§ What you need to do: Retype word for word the lines lying between the line containing "Rebuild this chart" and the line containing "import plotly.graph_objects as go", together with those two lines themselves, and nothing besides.
****
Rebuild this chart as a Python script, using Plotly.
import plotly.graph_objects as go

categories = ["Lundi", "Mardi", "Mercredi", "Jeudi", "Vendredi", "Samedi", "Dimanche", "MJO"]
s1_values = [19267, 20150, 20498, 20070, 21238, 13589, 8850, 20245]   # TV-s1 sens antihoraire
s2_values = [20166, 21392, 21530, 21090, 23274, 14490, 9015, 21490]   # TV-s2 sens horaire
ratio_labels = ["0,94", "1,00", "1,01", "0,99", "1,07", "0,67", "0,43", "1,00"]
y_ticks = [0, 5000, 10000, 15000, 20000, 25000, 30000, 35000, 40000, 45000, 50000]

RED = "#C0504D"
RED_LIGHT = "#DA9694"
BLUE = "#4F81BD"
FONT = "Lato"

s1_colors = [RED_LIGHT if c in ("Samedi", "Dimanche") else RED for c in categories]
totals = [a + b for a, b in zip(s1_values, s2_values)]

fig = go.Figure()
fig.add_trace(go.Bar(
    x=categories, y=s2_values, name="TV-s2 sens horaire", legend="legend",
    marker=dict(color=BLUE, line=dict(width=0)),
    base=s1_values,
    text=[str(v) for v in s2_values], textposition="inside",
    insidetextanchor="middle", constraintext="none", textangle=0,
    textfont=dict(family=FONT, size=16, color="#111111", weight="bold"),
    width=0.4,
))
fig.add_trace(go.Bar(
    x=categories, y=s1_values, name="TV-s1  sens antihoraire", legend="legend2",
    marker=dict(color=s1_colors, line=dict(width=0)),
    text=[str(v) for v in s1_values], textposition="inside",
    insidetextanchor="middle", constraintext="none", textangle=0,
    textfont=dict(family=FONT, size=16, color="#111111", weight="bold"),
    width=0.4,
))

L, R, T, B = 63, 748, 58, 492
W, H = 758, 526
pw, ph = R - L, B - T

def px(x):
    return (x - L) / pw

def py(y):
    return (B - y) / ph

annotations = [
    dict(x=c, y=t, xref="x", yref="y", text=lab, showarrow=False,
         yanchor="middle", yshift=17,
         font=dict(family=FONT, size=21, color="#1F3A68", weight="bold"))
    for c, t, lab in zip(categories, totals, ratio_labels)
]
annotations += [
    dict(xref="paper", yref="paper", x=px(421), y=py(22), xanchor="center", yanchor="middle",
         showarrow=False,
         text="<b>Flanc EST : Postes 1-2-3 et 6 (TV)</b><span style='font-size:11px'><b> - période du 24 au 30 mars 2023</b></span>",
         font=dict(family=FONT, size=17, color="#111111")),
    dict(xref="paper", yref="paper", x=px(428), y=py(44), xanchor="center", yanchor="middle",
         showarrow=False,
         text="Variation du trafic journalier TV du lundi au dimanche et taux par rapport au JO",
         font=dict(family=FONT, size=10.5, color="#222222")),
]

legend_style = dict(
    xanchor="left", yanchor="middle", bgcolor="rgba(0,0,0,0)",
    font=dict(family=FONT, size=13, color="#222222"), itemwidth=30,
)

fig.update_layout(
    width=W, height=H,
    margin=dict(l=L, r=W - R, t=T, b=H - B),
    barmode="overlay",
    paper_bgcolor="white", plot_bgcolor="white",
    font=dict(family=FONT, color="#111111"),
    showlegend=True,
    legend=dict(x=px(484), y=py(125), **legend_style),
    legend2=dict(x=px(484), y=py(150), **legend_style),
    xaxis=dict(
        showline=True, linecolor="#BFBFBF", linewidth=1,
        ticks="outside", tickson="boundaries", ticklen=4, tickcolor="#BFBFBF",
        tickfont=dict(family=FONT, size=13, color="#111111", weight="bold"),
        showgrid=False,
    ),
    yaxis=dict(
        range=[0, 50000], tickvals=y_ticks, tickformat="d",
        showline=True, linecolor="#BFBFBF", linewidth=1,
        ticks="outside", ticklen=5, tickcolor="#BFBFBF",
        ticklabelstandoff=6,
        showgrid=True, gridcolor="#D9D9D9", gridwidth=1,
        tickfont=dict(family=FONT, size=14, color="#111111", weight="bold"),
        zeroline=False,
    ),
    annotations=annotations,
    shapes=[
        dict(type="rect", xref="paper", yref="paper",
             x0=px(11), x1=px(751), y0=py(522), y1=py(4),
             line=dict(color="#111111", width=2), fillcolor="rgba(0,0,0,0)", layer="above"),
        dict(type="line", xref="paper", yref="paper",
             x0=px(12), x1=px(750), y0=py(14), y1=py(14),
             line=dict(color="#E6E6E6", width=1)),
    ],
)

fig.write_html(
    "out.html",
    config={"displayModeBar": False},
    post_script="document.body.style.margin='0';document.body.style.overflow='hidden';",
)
****
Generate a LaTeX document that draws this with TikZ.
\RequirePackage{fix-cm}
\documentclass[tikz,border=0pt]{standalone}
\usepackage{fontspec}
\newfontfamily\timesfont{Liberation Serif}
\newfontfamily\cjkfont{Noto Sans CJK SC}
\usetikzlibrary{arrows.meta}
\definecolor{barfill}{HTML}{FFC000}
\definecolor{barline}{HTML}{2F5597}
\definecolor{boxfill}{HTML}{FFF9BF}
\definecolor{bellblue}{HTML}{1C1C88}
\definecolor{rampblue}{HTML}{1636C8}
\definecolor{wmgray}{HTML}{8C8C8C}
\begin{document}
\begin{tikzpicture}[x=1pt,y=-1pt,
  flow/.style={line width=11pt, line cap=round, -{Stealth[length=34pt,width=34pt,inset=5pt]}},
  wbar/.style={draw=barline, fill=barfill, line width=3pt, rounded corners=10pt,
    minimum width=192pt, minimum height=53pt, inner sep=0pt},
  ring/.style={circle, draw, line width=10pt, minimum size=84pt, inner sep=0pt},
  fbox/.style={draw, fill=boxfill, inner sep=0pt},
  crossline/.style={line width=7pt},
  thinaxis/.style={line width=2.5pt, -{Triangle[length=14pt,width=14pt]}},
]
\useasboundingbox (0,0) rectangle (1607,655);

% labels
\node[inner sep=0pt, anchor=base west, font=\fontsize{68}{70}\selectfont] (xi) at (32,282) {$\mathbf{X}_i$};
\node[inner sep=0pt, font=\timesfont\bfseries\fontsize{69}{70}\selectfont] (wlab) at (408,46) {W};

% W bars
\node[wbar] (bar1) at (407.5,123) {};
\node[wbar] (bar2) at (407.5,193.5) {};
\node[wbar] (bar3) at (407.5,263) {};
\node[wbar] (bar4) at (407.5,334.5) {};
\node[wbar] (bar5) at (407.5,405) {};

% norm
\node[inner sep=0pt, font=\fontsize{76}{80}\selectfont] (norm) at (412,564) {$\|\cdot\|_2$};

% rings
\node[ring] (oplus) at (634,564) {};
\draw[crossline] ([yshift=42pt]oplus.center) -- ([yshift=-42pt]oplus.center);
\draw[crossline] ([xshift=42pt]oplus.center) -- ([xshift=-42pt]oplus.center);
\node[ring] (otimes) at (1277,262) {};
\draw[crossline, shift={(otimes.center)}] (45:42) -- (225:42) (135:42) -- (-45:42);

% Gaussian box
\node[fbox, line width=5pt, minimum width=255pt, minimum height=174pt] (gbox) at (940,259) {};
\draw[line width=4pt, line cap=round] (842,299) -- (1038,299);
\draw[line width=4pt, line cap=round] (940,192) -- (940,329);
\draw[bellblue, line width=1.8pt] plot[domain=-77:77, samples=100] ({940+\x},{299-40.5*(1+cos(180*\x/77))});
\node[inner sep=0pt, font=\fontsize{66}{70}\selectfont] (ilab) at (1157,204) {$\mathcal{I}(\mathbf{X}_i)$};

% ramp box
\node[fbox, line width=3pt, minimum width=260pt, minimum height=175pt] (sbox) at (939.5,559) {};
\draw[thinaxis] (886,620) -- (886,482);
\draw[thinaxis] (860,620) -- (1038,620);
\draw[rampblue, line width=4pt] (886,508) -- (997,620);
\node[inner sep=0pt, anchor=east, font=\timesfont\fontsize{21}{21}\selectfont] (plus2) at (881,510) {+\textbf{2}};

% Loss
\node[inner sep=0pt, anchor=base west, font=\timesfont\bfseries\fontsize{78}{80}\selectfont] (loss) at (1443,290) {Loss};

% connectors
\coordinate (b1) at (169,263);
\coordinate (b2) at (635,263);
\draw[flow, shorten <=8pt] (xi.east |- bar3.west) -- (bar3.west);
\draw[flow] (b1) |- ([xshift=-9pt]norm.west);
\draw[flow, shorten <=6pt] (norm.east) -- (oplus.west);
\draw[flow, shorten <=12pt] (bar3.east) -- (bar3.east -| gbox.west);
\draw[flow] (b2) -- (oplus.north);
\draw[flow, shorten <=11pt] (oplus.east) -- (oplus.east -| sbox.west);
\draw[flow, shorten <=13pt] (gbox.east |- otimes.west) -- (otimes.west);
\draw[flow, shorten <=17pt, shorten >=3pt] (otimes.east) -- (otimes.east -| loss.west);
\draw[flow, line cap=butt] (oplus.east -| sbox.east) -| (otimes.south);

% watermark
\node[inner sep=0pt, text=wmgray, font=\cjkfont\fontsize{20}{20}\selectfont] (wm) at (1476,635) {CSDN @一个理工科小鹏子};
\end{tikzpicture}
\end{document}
****
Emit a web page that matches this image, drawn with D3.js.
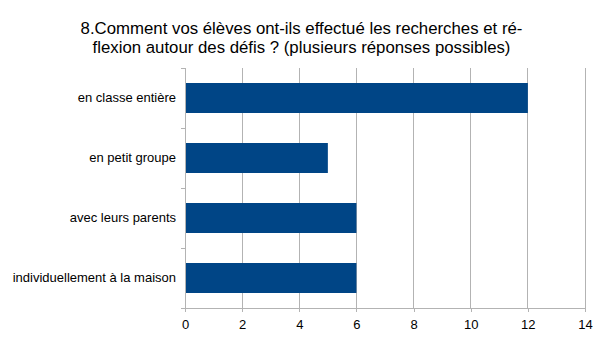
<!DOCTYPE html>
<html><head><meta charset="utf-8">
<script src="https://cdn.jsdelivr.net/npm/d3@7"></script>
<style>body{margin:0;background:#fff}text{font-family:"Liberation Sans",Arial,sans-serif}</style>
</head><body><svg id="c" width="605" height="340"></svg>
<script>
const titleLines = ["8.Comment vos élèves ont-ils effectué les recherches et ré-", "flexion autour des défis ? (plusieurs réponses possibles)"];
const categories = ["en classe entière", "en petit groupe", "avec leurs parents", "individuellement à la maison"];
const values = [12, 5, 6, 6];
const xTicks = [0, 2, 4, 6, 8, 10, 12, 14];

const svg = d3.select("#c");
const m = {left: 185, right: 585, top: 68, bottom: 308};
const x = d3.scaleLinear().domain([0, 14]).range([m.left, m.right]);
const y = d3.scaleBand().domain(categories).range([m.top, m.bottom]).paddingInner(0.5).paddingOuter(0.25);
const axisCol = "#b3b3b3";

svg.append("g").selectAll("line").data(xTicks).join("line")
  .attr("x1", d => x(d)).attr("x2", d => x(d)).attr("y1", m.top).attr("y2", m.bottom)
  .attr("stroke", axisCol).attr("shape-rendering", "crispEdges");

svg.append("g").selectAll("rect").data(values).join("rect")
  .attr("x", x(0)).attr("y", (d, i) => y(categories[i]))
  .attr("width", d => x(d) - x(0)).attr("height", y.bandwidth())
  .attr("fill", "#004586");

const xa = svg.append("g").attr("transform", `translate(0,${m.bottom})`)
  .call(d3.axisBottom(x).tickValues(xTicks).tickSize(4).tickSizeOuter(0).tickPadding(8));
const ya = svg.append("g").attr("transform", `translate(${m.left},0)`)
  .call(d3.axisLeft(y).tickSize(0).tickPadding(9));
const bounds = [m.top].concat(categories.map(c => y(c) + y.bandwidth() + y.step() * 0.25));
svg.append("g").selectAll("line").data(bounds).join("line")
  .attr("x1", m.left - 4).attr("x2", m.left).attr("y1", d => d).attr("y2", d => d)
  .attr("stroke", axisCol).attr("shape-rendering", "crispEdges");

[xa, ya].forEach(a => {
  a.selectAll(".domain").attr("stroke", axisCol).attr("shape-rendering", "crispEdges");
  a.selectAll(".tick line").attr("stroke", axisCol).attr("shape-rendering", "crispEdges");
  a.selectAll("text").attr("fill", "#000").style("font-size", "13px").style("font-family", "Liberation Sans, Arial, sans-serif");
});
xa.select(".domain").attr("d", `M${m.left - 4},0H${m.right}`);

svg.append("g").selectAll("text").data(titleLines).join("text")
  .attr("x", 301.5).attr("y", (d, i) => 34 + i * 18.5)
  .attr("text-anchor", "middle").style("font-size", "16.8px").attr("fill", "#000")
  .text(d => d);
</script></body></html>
****
§ Output below:
Rebuild this chart as a Python script, using Plotly.
import plotly.graph_objects as go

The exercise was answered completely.